Ser
o no ser, ésa es la cuestión. ¿Qué es lo que tiene que elegir un hombre?
¿Preferir las flechas de sus enemigos o el cariño de sus más allegados? Eterno
dilema en aras de la venganza que sólo hace más difícil el tránsito hacia el
Valhalla. Entre las brumas de las aguas del Norte y la rabia interior de un
destino que se evaporó entre la bestialidad, se halla un corazón que sólo
conoce la herida y que, cuando encuentra la verdadera razón de existir, tiene
que renunciar para asegurar un futuro de estirpe. Mal compañero es el oro de la
corona, pues siempre se afana en buscar las debilidades para que la sangre
corra y empape la verde tierra.
Quizá la respuesta a
todo se halle en las mismas puertas del infierno, donde se remueve la derrota y
la rabia. Demasiadas furias desatadas para que el acero corte el aire y la
carne con la razón como destino. Lo que fue ya no es y todo lo que parecía
bueno se torna en malvado. Es como si toda la brujería que rodea a los
valientes se hubiera congregado para organizar una orgía de fuego y desprecio.

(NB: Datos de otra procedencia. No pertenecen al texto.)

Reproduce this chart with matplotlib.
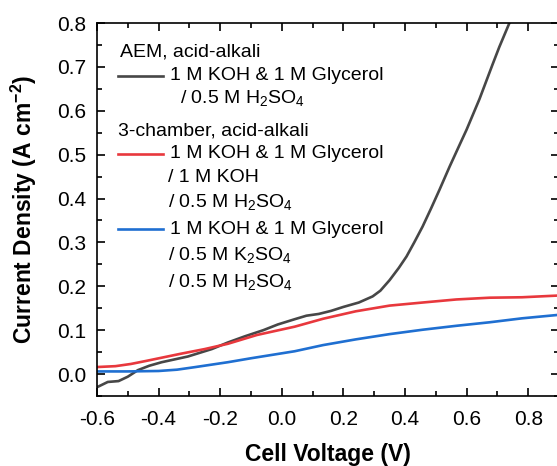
import matplotlib
matplotlib.use("Agg")
import matplotlib.pyplot as plt
from matplotlib.ticker import MultipleLocator

plt.rcParams['font.family'] = ['Liberation Sans', 'DejaVu Sans']
plt.rcParams['mathtext.fontset'] = 'custom'
plt.rcParams['mathtext.rm'] = 'Liberation Sans'
plt.rcParams['mathtext.bf'] = 'Liberation Sans:bold'

# AEM, acid-alkali
v_aem = [-0.60, -0.565, -0.53, -0.50, -0.467, -0.43, -0.39, -0.305, -0.227, -0.175,
         -0.12, -0.06, -0.013, 0.042, 0.08, 0.12, 0.16, 0.20, 0.25, 0.295,
         0.32, 0.35, 0.38, 0.405, 0.43, 0.457, 0.485, 0.512, 0.545, 0.577,
         0.60, 0.642, 0.684, 0.706, 0.739]
j_aem = [-0.030, -0.018, -0.016, -0.006, 0.009, 0.019, 0.027, 0.040, 0.057, 0.072,
         0.086, 0.100, 0.113, 0.125, 0.133, 0.137, 0.144, 0.153, 0.163, 0.177,
         0.190, 0.214, 0.242, 0.268, 0.300, 0.336, 0.378, 0.420, 0.473, 0.522,
         0.557, 0.627, 0.705, 0.745, 0.800]

# 3-chamber, KOH middle
v_koh = [-0.60, -0.54, -0.49, -0.44, -0.385, -0.33, -0.25, -0.175, -0.081, 0.042,
         0.134, 0.24, 0.35, 0.457, 0.567, 0.675, 0.78, 0.90]
j_koh = [0.016, 0.018, 0.023, 0.030, 0.038, 0.046, 0.057, 0.069, 0.089, 0.108,
         0.126, 0.143, 0.156, 0.163, 0.170, 0.174, 0.175, 0.179]

# 3-chamber, K2SO4 middle
v_k2so4 = [-0.60, -0.50, -0.40, -0.34, -0.28, -0.175, -0.10, 0.042, 0.134, 0.24,
           0.35, 0.457, 0.567, 0.675, 0.78, 0.90]
j_k2so4 = [0.006, 0.006, 0.007, 0.010, 0.016, 0.027, 0.036, 0.052, 0.066, 0.079,
           0.091, 0.101, 0.110, 0.118, 0.127, 0.135]

c_gray, c_red, c_blue = '#474747', '#e8383d', '#1f6fd1'

W, H = 557, 466
fig = plt.figure(figsize=(W / 100, H / 100), dpi=100)
L, R, T, B = 97, 559, 23, 396
ax = fig.add_axes([L / W, (H - B) / H, (R - L) / W, (B - T) / H])

ax.plot(v_aem, j_aem, color=c_gray, lw=1.9)
ax.plot(v_koh, j_koh, color=c_red, lw=1.9)
ax.plot(v_k2so4, j_k2so4, color=c_blue, lw=1.9)

ax.set_xlim(-0.6, 0.9)
ax.set_ylim(-0.05, 0.8)
ax.xaxis.set_minor_locator(MultipleLocator(0.1))
ax.yaxis.set_minor_locator(MultipleLocator(0.05))
ax.tick_params(which='both', direction='in', top=True, right=True, width=1.2)
ax.tick_params(which='major', length=6, labelsize=15)
ax.tick_params(which='minor', length=3.5)
ax.tick_params(axis='y', which='major', pad=8)
ax.tick_params(axis='x', which='major', pad=10)
ax.set_xticks([-0.6, -0.4, -0.2, 0.0, 0.2, 0.4, 0.6, 0.8])
ax.set_xticklabels(['-0.6', '-0.4', '-0.2', '0.0', '0.2', '0.4', '0.6', '0.8'])
ax.set_yticks([0.0, 0.1, 0.2, 0.3, 0.4, 0.5, 0.6, 0.7, 0.8])
ax.set_yticklabels(['0.0', '0.1', '0.2', '0.3', '0.4', '0.5', '0.6', '0.7', '0.8'])
for s in ax.spines.values():
    s.set_linewidth(1.2)

ax.set_xlabel('Cell Voltage (V)', fontsize=16.5, fontweight='bold')
ax.set_ylabel(r'Current Density (A cm$^{\mathbf{-2}}$)', fontsize=16.5,
              fontweight='bold')
ax.xaxis.set_label_coords(0.5, (B - 455) / (B - T))
ax.xaxis.label.set_va('center')
ax.yaxis.set_label_coords((24 - L) / (R - L), 0.5)
ax.yaxis.label.set_va('center')


def px(x, y):
    return ((x - L) / (R - L), (B - y) / (B - T))


fs = 14
entries = [
    (120, 52, 'AEM, acid-alkali', None),
    (170, 76, '1 M KOH & 1 M Glycerol', c_gray),
    (180, 99, r'/ 0.5 M H$_2$SO$_4$', None),
    (118, 131, '3-chamber, acid-alkali', None),
    (170, 154, '1 M KOH & 1 M Glycerol', c_red),
    (168, 177, '/ 1 M KOH', None),
    (168, 203, r'/ 0.5 M H$_2$SO$_4$', None),
    (170, 229, '1 M KOH & 1 M Glycerol', c_blue),
    (168, 256, r'/ 0.5 M K$_2$SO$_4$', None),
    (168, 283, r'/ 0.5 M H$_2$SO$_4$', None),
]
for x, y, txt, col in entries:
    ax.text(*px(x, y), txt, transform=ax.transAxes, fontsize=fs,
            va='center', ha='left')
    if col is not None:
        x0, y0 = px(118, y)
        x1, _ = px(163, y)
        ax.plot([x0, x1], [y0, y0], transform=ax.transAxes, color=col, lw=1.9)

fig.savefig('out.png', dpi=100)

La venganza se debe digerir con lentitud, en compañía del sufrimiento, para que
más largo sea su sabor cuando llegue el momento. Ese mismo que marca la espada
que se niega a salir de su vaina.
Robert Eggers es otro
de esos nombres que despiertan pasiones no demasiado justificadas porque suele
traicionar las reglas del juego que él mismo propone. En esta ocasión, todo
tiene un tono más coherente, aunque irremediablemente brutal y recreado en una
violencia que, a veces, se antoja algo derrapada. Es evidente su inspiración en
el Hamlet, de Shakespeare y que bebe
de otros realizadores que se han adentrado con destreza en los terrenos de la
espada y la brujería como John Milius. Hay escenas espléndidamente rodadas, con
especial atención a los duelos de escudo y hierro y sobresaliendo la bellísima
secuencia final. También destila ideas visuales de muchísimo interés. Sin
embargo, no es esa obra maestra que algunos quieren ver. Aquí hay un fallo bastante
notable en el apartado interpretativo. Anya Taylor-Joy consigue salir airosa de
un papel que podría haber resultado ridículo, Alexander Skarsgard, como el
protagonista, alterna momentos mejores y otros que merecen muy poco la pena,
destacando la insistencia en aparecer encorvado para subrayar la condición
fingidamente servil de su personaje. Nicole Kidman, sencillamente, está muy
mal. No consigue transmitir el valor que se le supone a su carácter y se
derrumba estrepitosamente cuando debe sacar vísceras para expresar, acusar y
rogar. Y eso sí, hay mucho grito. De esos que abren las puertas del Valhalla a
base de alaridos, de esos insistentes para que todos sean muy, muy feroces.
Y es que asistir al banquete de Odín no es nada fácil para los guerreros que sólo conocen la vida a través de la fuerza. La traición nunca prospera, dijo una vez un sabio. Más que nada porque, si prospera, nadie se atreve a llamarlo traición. Así que es mejor ajustar cuentas con el destino, asegurar que la dinastía se perpetúe y llorar una última lágrima para cabalgar por última vez por los cielos y estar sentado en la mesa de la eternidad. Al fin y al cabo, el infierno puede estar construido a base de ambiciones, de dudas, de envidias, de venganzas, de iras y de odios. El infierno, ése que también abre sus puertas con sus lenguas de lava y tradición trasnochada, podemos ser nosotros mismos. Mientras tanto, los cuervos tratarán de desligarnos de la tortura de vivir para darnos cuenta de que el único paraíso es la muerte.